• [Stated goal] Do not copy the pictures; transcribe all other material exactly.
───
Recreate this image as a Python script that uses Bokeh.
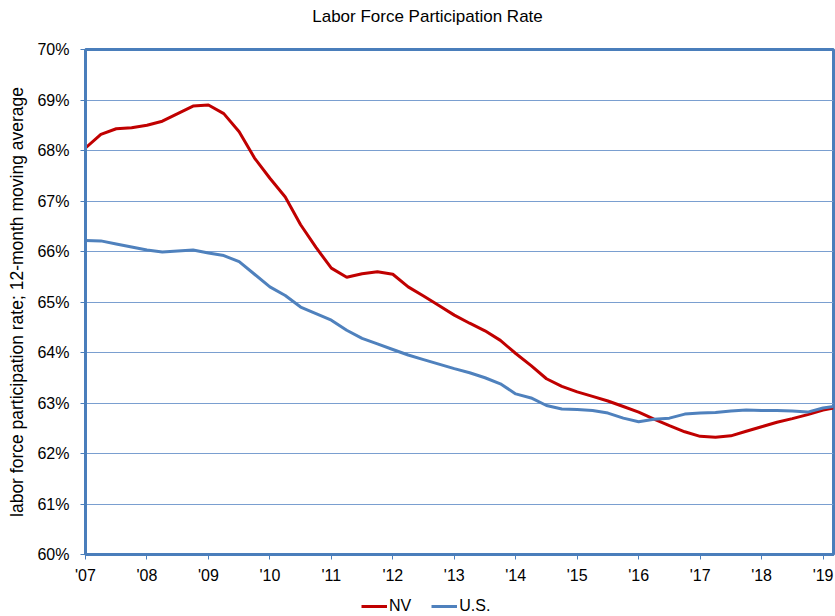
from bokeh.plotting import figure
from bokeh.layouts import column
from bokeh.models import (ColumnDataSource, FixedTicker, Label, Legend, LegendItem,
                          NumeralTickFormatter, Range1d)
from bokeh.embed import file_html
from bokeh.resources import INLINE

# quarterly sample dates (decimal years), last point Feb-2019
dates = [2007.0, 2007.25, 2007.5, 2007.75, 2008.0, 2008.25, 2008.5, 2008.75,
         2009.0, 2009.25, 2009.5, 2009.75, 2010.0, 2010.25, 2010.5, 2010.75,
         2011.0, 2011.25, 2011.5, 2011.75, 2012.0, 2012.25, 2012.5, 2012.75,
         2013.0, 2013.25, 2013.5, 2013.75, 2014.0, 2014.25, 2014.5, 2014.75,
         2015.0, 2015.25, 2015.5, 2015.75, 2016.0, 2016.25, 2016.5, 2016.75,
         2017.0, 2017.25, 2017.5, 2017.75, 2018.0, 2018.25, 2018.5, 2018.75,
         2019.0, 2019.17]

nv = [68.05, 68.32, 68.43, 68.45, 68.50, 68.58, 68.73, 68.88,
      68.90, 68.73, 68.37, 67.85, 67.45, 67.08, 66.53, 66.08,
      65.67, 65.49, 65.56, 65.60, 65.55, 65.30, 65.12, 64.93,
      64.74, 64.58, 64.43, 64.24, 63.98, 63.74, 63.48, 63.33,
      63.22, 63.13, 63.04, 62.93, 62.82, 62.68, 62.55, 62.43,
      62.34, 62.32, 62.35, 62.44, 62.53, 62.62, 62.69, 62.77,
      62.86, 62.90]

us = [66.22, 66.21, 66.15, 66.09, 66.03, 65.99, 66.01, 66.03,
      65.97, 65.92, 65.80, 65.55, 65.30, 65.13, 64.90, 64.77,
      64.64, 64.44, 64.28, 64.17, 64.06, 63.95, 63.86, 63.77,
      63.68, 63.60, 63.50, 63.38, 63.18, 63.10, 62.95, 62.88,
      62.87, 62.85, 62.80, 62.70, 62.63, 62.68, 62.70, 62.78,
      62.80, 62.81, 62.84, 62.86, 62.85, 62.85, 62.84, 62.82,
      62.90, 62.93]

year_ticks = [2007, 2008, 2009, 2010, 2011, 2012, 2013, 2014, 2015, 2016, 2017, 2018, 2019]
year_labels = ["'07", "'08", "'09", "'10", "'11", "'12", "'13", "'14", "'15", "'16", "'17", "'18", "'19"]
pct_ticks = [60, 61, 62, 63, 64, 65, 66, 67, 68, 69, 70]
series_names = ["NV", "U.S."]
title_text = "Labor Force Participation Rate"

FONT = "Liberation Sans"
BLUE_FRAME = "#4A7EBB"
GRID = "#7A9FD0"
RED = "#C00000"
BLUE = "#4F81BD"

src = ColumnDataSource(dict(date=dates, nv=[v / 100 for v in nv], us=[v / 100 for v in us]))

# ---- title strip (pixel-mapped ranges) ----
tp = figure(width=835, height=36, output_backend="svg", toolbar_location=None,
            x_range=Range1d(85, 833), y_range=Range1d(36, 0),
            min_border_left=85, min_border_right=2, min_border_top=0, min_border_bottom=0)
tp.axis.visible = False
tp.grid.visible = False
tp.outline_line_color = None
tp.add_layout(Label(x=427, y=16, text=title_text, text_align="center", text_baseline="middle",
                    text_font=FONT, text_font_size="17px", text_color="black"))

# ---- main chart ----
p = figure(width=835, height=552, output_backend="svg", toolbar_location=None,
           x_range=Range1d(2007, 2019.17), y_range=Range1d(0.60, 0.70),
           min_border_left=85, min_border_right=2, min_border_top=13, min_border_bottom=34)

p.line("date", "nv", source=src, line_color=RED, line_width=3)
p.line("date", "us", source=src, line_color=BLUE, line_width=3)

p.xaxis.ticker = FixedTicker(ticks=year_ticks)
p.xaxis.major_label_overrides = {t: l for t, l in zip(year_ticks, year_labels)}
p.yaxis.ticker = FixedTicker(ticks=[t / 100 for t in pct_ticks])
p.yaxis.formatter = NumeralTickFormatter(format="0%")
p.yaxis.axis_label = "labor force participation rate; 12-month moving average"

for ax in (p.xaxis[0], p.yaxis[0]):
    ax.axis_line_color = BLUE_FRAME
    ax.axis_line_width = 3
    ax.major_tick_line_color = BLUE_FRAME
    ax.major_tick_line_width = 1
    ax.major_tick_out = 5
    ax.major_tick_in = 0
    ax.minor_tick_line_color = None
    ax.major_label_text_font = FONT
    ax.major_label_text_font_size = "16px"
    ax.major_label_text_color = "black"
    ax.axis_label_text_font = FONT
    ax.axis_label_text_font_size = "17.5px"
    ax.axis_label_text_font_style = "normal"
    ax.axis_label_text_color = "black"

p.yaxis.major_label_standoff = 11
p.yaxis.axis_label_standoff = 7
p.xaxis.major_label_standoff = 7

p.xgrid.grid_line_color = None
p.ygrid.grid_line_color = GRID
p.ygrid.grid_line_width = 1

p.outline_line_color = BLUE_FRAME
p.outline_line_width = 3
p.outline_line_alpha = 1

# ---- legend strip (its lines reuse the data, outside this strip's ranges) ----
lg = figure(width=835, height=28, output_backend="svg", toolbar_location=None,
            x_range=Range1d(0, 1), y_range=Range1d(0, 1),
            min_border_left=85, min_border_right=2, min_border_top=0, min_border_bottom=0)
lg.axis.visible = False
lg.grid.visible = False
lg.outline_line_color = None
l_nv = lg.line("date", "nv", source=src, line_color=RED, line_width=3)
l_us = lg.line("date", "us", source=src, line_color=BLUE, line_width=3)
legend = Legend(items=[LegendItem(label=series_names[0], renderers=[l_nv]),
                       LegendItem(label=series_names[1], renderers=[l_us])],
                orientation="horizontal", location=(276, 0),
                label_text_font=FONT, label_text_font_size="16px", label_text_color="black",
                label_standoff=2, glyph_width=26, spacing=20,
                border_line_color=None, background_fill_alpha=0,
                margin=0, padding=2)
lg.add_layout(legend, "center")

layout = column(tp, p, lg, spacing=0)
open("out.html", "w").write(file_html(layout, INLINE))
───
• [Task output]
Recreate this image as a Python script that uses Bokeh.
from bokeh.plotting import figure
from bokeh.layouts import column
from bokeh.models import (ColumnDataSource, FixedTicker, Label, Legend, LegendItem,
                          NumeralTickFormatter, Range1d)
from bokeh.embed import file_html
from bokeh.resources import INLINE

# quarterly sample dates (decimal years), last point Feb-2019
dates = [2007.0, 2007.25, 2007.5, 2007.75, 2008.0, 2008.25, 2008.5, 2008.75,
         2009.0, 2009.25, 2009.5, 2009.75, 2010.0, 2010.25, 2010.5, 2010.75,
         2011.0, 2011.25, 2011.5, 2011.75, 2012.0, 2012.25, 2012.5, 2012.75,
         2013.0, 2013.25, 2013.5, 2013.75, 2014.0, 2014.25, 2014.5, 2014.75,
         2015.0, 2015.25, 2015.5, 2015.75, 2016.0, 2016.25, 2016.5, 2016.75,
         2017.0, 2017.25, 2017.5, 2017.75, 2018.0, 2018.25, 2018.5, 2018.75,
         2019.0, 2019.17]

nv = [68.05, 68.32, 68.43, 68.45, 68.50, 68.58, 68.73, 68.88,
      68.90, 68.73, 68.37, 67.85, 67.45, 67.08, 66.53, 66.08,
      65.67, 65.49, 65.56, 65.60, 65.55, 65.30, 65.12, 64.93,
      64.74, 64.58, 64.43, 64.24, 63.98, 63.74, 63.48, 63.33,
      63.22, 63.13, 63.04, 62.93, 62.82, 62.68, 62.55, 62.43,
      62.34, 62.32, 62.35, 62.44, 62.53, 62.62, 62.69, 62.77,
      62.86, 62.90]

us = [66.22, 66.21, 66.15, 66.09, 66.03, 65.99, 66.01, 66.03,
      65.97, 65.92, 65.80, 65.55, 65.30, 65.13, 64.90, 64.77,
      64.64, 64.44, 64.28, 64.17, 64.06, 63.95, 63.86, 63.77,
      63.68, 63.60, 63.50, 63.38, 63.18, 63.10, 62.95, 62.88,
      62.87, 62.85, 62.80, 62.70, 62.63, 62.68, 62.70, 62.78,
      62.80, 62.81, 62.84, 62.86, 62.85, 62.85, 62.84, 62.82,
      62.90, 62.93]

year_ticks = [2007, 2008, 2009, 2010, 2011, 2012, 2013, 2014, 2015, 2016, 2017, 2018, 2019]
year_labels = ["'07", "'08", "'09", "'10", "'11", "'12", "'13", "'14", "'15", "'16", "'17", "'18", "'19"]
pct_ticks = [60, 61, 62, 63, 64, 65, 66, 67, 68, 69, 70]
series_names = ["NV", "U.S."]
title_text = "Labor Force Participation Rate"

FONT = "Liberation Sans"
BLUE_FRAME = "#4A7EBB"
GRID = "#7A9FD0"
RED = "#C00000"
BLUE = "#4F81BD"

src = ColumnDataSource(dict(date=dates, nv=[v / 100 for v in nv], us=[v / 100 for v in us]))

# ---- title strip (pixel-mapped ranges) ----
tp = figure(width=835, height=36, output_backend="svg", toolbar_location=None,
            x_range=Range1d(85, 833), y_range=Range1d(36, 0),
            min_border_left=85, min_border_right=2, min_border_top=0, min_border_bottom=0)
tp.axis.visible = False
tp.grid.visible = False
tp.outline_line_color = None
tp.add_layout(Label(x=427, y=16, text=title_text, text_align="center", text_baseline="middle",
                    text_font=FONT, text_font_size="17px", text_color="black"))

# ---- main chart ----
p = figure(width=835, height=552, output_backend="svg", toolbar_location=None,
           x_range=Range1d(2007, 2019.17), y_range=Range1d(0.60, 0.70),
           min_border_left=85, min_border_right=2, min_border_top=13, min_border_bottom=34)

p.line("date", "nv", source=src, line_color=RED, line_width=3)
p.line("date", "us", source=src, line_color=BLUE, line_width=3)

p.xaxis.ticker = FixedTicker(ticks=year_ticks)
p.xaxis.major_label_overrides = {t: l for t, l in zip(year_ticks, year_labels)}
p.yaxis.ticker = FixedTicker(ticks=[t / 100 for t in pct_ticks])
p.yaxis.formatter = NumeralTickFormatter(format="0%")
p.yaxis.axis_label = "labor force participation rate; 12-month moving average"

for ax in (p.xaxis[0], p.yaxis[0]):
    ax.axis_line_color = BLUE_FRAME
    ax.axis_line_width = 3
    ax.major_tick_line_color = BLUE_FRAME
    ax.major_tick_line_width = 1
    ax.major_tick_out = 5
    ax.major_tick_in = 0
    ax.minor_tick_line_color = None
    ax.major_label_text_font = FONT
    ax.major_label_text_font_size = "16px"
    ax.major_label_text_color = "black"
    ax.axis_label_text_font = FONT
    ax.axis_label_text_font_size = "17.5px"
    ax.axis_label_text_font_style = "normal"
    ax.axis_label_text_color = "black"

p.yaxis.major_label_standoff = 11
p.yaxis.axis_label_standoff = 7
p.xaxis.major_label_standoff = 7

p.xgrid.grid_line_color = None
p.ygrid.grid_line_color = GRID
p.ygrid.grid_line_width = 1

p.outline_line_color = BLUE_FRAME
p.outline_line_width = 3
p.outline_line_alpha = 1

# ---- legend strip (its lines reuse the data, outside this strip's ranges) ----
lg = figure(width=835, height=28, output_backend="svg", toolbar_location=None,
            x_range=Range1d(0, 1), y_range=Range1d(0, 1),
            min_border_left=85, min_border_right=2, min_border_top=0, min_border_bottom=0)
lg.axis.visible = False
lg.grid.visible = False
lg.outline_line_color = None
l_nv = lg.line("date", "nv", source=src, line_color=RED, line_width=3)
l_us = lg.line("date", "us", source=src, line_color=BLUE, line_width=3)
legend = Legend(items=[LegendItem(label=series_names[0], renderers=[l_nv]),
                       LegendItem(label=series_names[1], renderers=[l_us])],
                orientation="horizontal", location=(276, 0),
                label_text_font=FONT, label_text_font_size="16px", label_text_color="black",
                label_standoff=2, glyph_width=26, spacing=20,
                border_line_color=None, background_fill_alpha=0,
                margin=0, padding=2)
lg.add_layout(legend, "center")

layout = column(tp, p, lg, spacing=0)
open("out.html", "w").write(file_html(layout, INLINE))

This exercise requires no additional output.